In the BSO’s recent ground-breaking research into the importance of “being seen” for Black audiences and industry professionals, the subject of telling stories from outside one’s community was revealed to be an incredibly complex topic with multiple firmly held opinions—far from Mr. Avrich’s “it doesn’t matter” position. Can non-Black people tell Black stories? “We would prefer not,” says Holness. “At least not without our involvement in a significant and meaningful way. It is your privilege and supreme disrespect of our history in this industry that would allow you to make such a statement. It also very cleverly weaponizes the non-Black community, who are seeing avenues open up around funding for Black and diverse stories, to jump in now that this work is being sought out.”
At a time when funding support is finally being allocated to tell these stories, Mr. Avrich deliberately seeks to minimize Black creators’ narrative agency over our own stories. His comment encourages others to gatekeep our voices, perpetuates the erasure of Black storytelling and denies Black creators opportunities to be celebrated as Mr. Arvich himself has been.

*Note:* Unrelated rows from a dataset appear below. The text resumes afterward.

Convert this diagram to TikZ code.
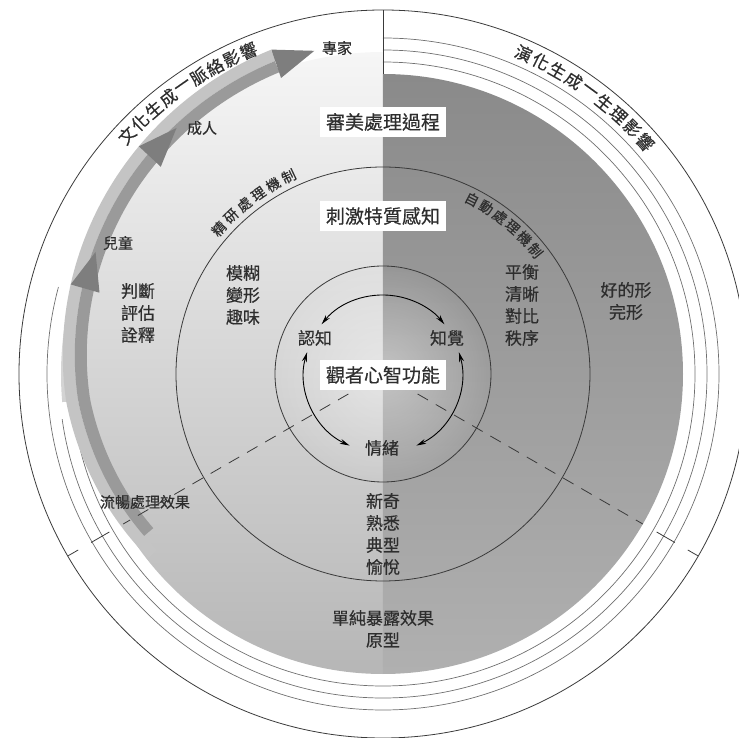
\documentclass[tikz,border=0pt]{standalone}
\usepackage{fontspec}
\newfontfamily\cjk[FakeBold=0.4]{Noto Sans CJK TC}
\usetikzlibrary{arrows.meta,fadings}
\definecolor{ink}{HTML}{2E2E2E}
\definecolor{edge}{HTML}{3A3A3A}
\definecolor{ringc}{HTML}{707070}
\definecolor{lefttop}{HTML}{F6F6F6}
\definecolor{leftbot}{HTML}{B6B6B6}
\definecolor{righttop}{HTML}{8A8A8A}
\definecolor{rightmid}{HTML}{949494}
\definecolor{rightbot}{HTML}{B0B0B0}
\definecolor{bandlight}{HTML}{C4C4C4}
\definecolor{banddark}{HTML}{9A9A9A}
\definecolor{headc}{HTML}{7E7E7E}
\tikzfading[name=spot,inner color=transparent!60,outer color=transparent!100]
\tikzset{every node/.style={font=\cjk\fontsize{17}{22}\selectfont,text=ink,inner sep=1pt,align=center}}
\tikzset{box/.style={fill=white,inner sep=6pt,font=\cjk\fontsize{19}{22}\selectfont}}
\tikzset{small/.style={font=\cjk\fontsize{15}{18}\selectfont}}
\tikzset{onarc/.style={font=\cjk\fontsize{14}{16}\selectfont,inner sep=0pt}}
\tikzset{onrim/.style={font=\cjk\fontsize{17}{18}\selectfont,inner sep=0pt}}
\tikzset{declare function={rin(\t)=294+0.33*max(0,185-\t)-0.6*max(0,\t-185);}}

\begin{document}
\begin{tikzpicture}[x=1pt,y=1pt]
  \useasboundingbox (-383,-364) rectangle (356,374);
  % disc, two halves
  \shade[top color=lefttop,bottom color=leftbot] (90:322) arc (90:185:322) -- (185:300) arc (185:270:300) -- cycle;
  \shade[top color=righttop,middle color=rightmid,bottom color=rightbot] (90:300) arc (90:-90:300) -- cycle;
  \fill[white,path fading=spot] (0,0) circle (108);
  \draw[edge,line width=0.8] (0,0) circle (207);
  \draw[edge,line width=0.8] (0,0) circle (108);
  % rings
  \foreach \r/\e in {312/-172,324/-172,336/-195}
    \draw[ringc,line width=0.7] (90:\r) arc (90:\e:\r);
  % ribbon
  \draw[bandlight,line width=12] plot[domain=218:109,samples=90] (\x:{rin(\x)+18});
  \draw[banddark,line width=12] plot[domain=214:109,samples=90] (\x:{rin(\x)+6});
  \foreach \t in {157,130,102}
    \fill[headc] (\t:{rin(\t)+9}) -- ({\t+7}:{rin(\t+7)+24}) -- ({\t+7}:{rin(\t+7)-6}) -- cycle;
  % ticks and dashes
  \foreach \a in {210,330} {
    \draw[edge,line width=0.8] (\a:316) -- (\a:337);
    \draw[edge,line width=0.8] (\a:352) -- (\a:364);
    \draw[edge,line width=0.8,dash pattern=on 12pt off 9pt] (\a:40) -- (\a:300);
  }
  \draw[edge,line width=0.8] (0,0) circle (364);
  \draw[edge,line width=0.8] (90:300) -- (90:364);
  % labels
  \node[box] (aes) at (0,252) {審美處理過程};
  \node[box] (stim) at (0,158) {刺激特質感知};
  \node[box] (mind) at (0,-1) {觀者心智功能};
  \node (cog) at (-68,36) {認知};
  \node (perc) at (64,36) {知覺};
  \node (emo) at (-1,-74) {情緒};
  \node (elab) at (-140,79) {模糊\\變形\\趣味};
  \node (judge) at (-245,61) {判斷\\評估\\詮釋};
  \node (auto) at (139,69) {平衡\\清晰\\對比\\秩序};
  \node (good) at (243,73) {好的形\\完形};
  \node (novel) at (0,-160) {新奇\\熟悉\\典型\\愉悅};
  \node (mere) at (0,-255) {單純暴露效果\\原型};
  \node[small] (fluent) at (-238,-128) {流暢處理效果};
  \node[small] (child) at (-265,131) {兒童};
  \node[small] (adult) at (-181,246) {成人};
  \node[small] (expert) at (-46,326) {專家};
  % mind arrows
  \coordinate (cp) at (141:79);
  \coordinate (ce) at (164:79);
  \coordinate (pe) at (16:79);
  \draw[{Stealth[length=10pt,width=5pt]}-{Stealth[length=10pt,width=5pt]},line width=0.9] (cp) arc (141:39:79);
  \draw[{Stealth[length=10pt,width=5pt]}-{Stealth[length=10pt,width=5pt]},line width=0.9] (ce) arc (164:245:79);
  \draw[{Stealth[length=10pt,width=5pt]}-{Stealth[length=10pt,width=5pt]},line width=0.9] (pe) arc (16:-65:79);
  % texts on the rings
  \foreach \c [count=\i] in {文,化,生,成,一,脈,絡,影,響}
    \node[onrim,rotate={137-3.05*(\i-1)-90}] (w\i) at ({137-3.05*(\i-1)}:350) {\c};
  \foreach \c [count=\i] in {演,化,生,成,一,生,理,影,響}
    \node[onrim,rotate={66.3-3.1*(\i-1)-90}] (e\i) at ({66.3-3.1*(\i-1)}:350) {\c};
  \foreach \c [count=\i] in {精,研,處,理,機,制}
    \node[onarc,rotate={138.5-4.6*(\i-1)-90}] (l\i) at ({138.5-4.6*(\i-1)}:219) {\c};
  \foreach \c [count=\i] in {自,動,處,理,機,制}
    \node[onarc,rotate={63-4.8*(\i-1)-90}] (r\i) at ({63-4.8*(\i-1)}:196) {\c};
\end{tikzpicture}
\end{document}
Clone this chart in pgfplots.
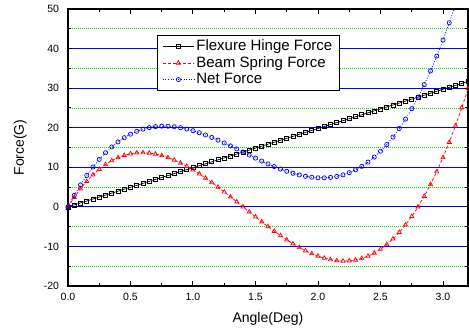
\documentclass[border=0pt]{standalone}
\usepackage{fontspec}
\setmainfont{Liberation Sans}
\usepackage{pgfplots}
\pgfplotsset{compat=1.18}
\pgfplotsset{legend image code/.code={\draw[mark repeat=2,mark phase=2,#1] plot coordinates {(0cm,0cm) (0.55cm,0cm) (1.1cm,0cm)};}}
\definecolor{gridblue}{RGB}{0,0,255}
\definecolor{gridgreen}{RGB}{0,225,0}
\begin{document}
\begin{tikzpicture}
\begin{axis}[
  at={(0,0)}, anchor=south west,
  scale only axis, width=400pt, height=277pt,
  xmin=0, xmax=3.2, ymin=-20, ymax=50,
  xtick={0,0.5,1.0,1.5,2.0,2.5,3.0},
  ytick={-20,-10,0,10,20,30,40,50},
  minor x tick num=1, minor y tick num=1,
  ymajorgrids, yminorgrids,
  major grid style={gridblue, line width=0.8pt},
  minor grid style={gridgreen, line width=0.8pt, dash pattern=on 1pt off 1pt},
  axis line style={line width=1.5pt},
  every tick/.style={black, line width=1pt},
  major tick length=4.5pt, minor tick length=3pt,
  tick align=inside,
  /pgf/number format/assume math mode=true,
  xticklabel style={/pgf/number format/fixed, /pgf/number format/fixed zerofill, /pgf/number format/precision=1, yshift=-3.5pt},
  tick label style={font=\fontsize{10.5}{12}\selectfont},
  yticklabel style={xshift=-5.5pt},
  xlabel={Angle(Deg)}, ylabel={Force(G)},
  label style={font=\fontsize{14}{17}\selectfont},
  xlabel style={at={(axis description cs:0.5,-0.13)}, anchor=base},
  ylabel style={at={(axis description cs:-0.11,0.5)}, anchor=base},
  legend style={at={(rel axis cs:0.2225,0.906)}, anchor=north west, draw=black, line width=0.8pt,
    font=\fontsize{15}{18}\selectfont, inner xsep=5pt, inner ysep=2.5pt, row sep=0.5pt},
  legend cell align=left,
]
\addplot[black, line width=0.7pt, mark=square, mark size=2pt, mark options={solid, line width=0.7pt}] coordinates {
(0.00,0) (0.05,0.495) (0.10,0.99) (0.15,1.485) (0.20,1.98) (0.25,2.475) (0.30,2.97) (0.35,3.465)
(0.40,3.96) (0.45,4.455) (0.50,4.95) (0.55,5.445) (0.60,5.94) (0.65,6.435) (0.70,6.93) (0.75,7.425)
(0.80,7.92) (0.85,8.415) (0.90,8.91) (0.95,9.405) (1.00,9.9) (1.05,10.395) (1.10,10.89) (1.15,11.385)
(1.20,11.88) (1.25,12.375) (1.30,12.87) (1.35,13.365) (1.40,13.86) (1.45,14.355) (1.50,14.85) (1.55,15.345)
(1.60,15.84) (1.65,16.335) (1.70,16.83) (1.75,17.325) (1.80,17.82) (1.85,18.315) (1.90,18.81) (1.95,19.305)
(2.00,19.8) (2.05,20.295) (2.10,20.79) (2.15,21.285) (2.20,21.78) (2.25,22.275) (2.30,22.77) (2.35,23.265)
(2.40,23.76) (2.45,24.255) (2.50,24.75) (2.55,25.245) (2.60,25.74) (2.65,26.235) (2.70,26.73) (2.75,27.225)
(2.80,27.72) (2.85,28.215) (2.90,28.71) (2.95,29.205) (3.00,29.7) (3.05,30.195) (3.10,30.69) (3.15,31.185)
(3.20,31.68)
};
\addlegendentry{Flexure Hinge Force}
\addplot[red, line width=0.7pt, dash pattern=on 3pt off 2pt, mark=triangle, mark size=2.4pt, mark options={solid, line width=0.7pt}] coordinates {
(0.00,0) (0.05,2.408) (0.10,4.552) (0.15,6.445) (0.20,8.093) (0.25,9.509) (0.30,10.700) (0.35,11.678)
(0.40,12.451) (0.45,13.030) (0.50,13.424) (0.55,13.643) (0.60,13.696) (0.65,13.594) (0.70,13.346) (0.75,12.962)
(0.80,12.451) (0.85,11.824) (0.90,11.089) (0.95,10.258) (1.00,9.338) (1.05,8.341) (1.10,7.276) (1.15,6.153)
(1.20,4.980) (1.25,3.769) (1.30,2.529) (1.35,1.269) (1.40,0) (1.45,-1.269) (1.50,-2.529) (1.55,-3.769)
(1.60,-4.980) (1.65,-6.153) (1.70,-7.276) (1.75,-8.341) (1.80,-9.338) (1.85,-10.258) (1.90,-11.089) (1.95,-11.824)
(2.00,-12.451) (2.05,-12.962) (2.10,-13.346) (2.15,-13.594) (2.20,-13.696) (2.25,-13.643) (2.30,-13.424) (2.35,-13.030)
(2.40,-12.451) (2.45,-11.678) (2.50,-10.700) (2.55,-9.509) (2.60,-8.093) (2.65,-6.445) (2.70,-4.552) (2.75,-2.408)
(2.80,0) (2.85,2.680) (2.90,5.642) (2.95,8.896) (3.00,12.451) (3.05,16.318) (3.10,20.506) (3.15,25.024)
(3.20,29.883)
};
\addlegendentry{Beam Spring Force}
\addplot[blue, line width=0.7pt, dash pattern=on 1pt off 1.6pt, mark=o, mark size=2.1pt, mark options={solid, line width=0.7pt}] coordinates {
(0.00,0) (0.05,2.903) (0.10,5.542) (0.15,7.930) (0.20,10.073) (0.25,11.984) (0.30,13.670) (0.35,15.143)
(0.40,16.411) (0.45,17.485) (0.50,18.374) (0.55,19.088) (0.60,19.636) (0.65,20.029) (0.70,20.276) (0.75,20.387)
(0.80,20.371) (0.85,20.239) (0.90,19.999) (0.95,19.663) (1.00,19.238) (1.05,18.736) (1.10,18.166) (1.15,17.538)
(1.20,16.860) (1.25,16.144) (1.30,15.399) (1.35,14.634) (1.40,13.86) (1.45,13.086) (1.50,12.321) (1.55,11.576)
(1.60,10.860) (1.65,10.182) (1.70,9.554) (1.75,8.984) (1.80,8.482) (1.85,8.057) (1.90,7.721) (1.95,7.481)
(2.00,7.349) (2.05,7.333) (2.10,7.444) (2.15,7.691) (2.20,8.084) (2.25,8.632) (2.30,9.346) (2.35,10.235)
(2.40,11.309) (2.45,12.577) (2.50,14.050) (2.55,15.736) (2.60,17.647) (2.65,19.790) (2.70,22.178) (2.75,24.817)
(2.80,27.72) (2.85,30.895) (2.90,34.352) (2.95,38.101) (3.00,42.151) (3.05,46.513) (3.10,51.196)
};
\addlegendentry{Net Force}
\end{axis}
\pgfresetboundingbox
\path (-68pt,-45pt) rectangle (401pt,286pt);
\end{tikzpicture}
\end{document}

It is true there is no shortage of important and engrossing Black Canadian stories. There is also no shortage of Black storytellers with the skills to compellingly present those stories. What is in short supply, however, are opportunities for Black creators to bring their works to the mainstream. “It's disheartening that at this pivotal moment when real change is occuring, with funders and institutions finally invested in supporting Black content creators, Mr. Avrich seeks to undermine this movement,” adds Holness. “It is a movement, Mr. Avrich, and you are on the wrong side of history because who gets to tell our story is as vital as the story itself.”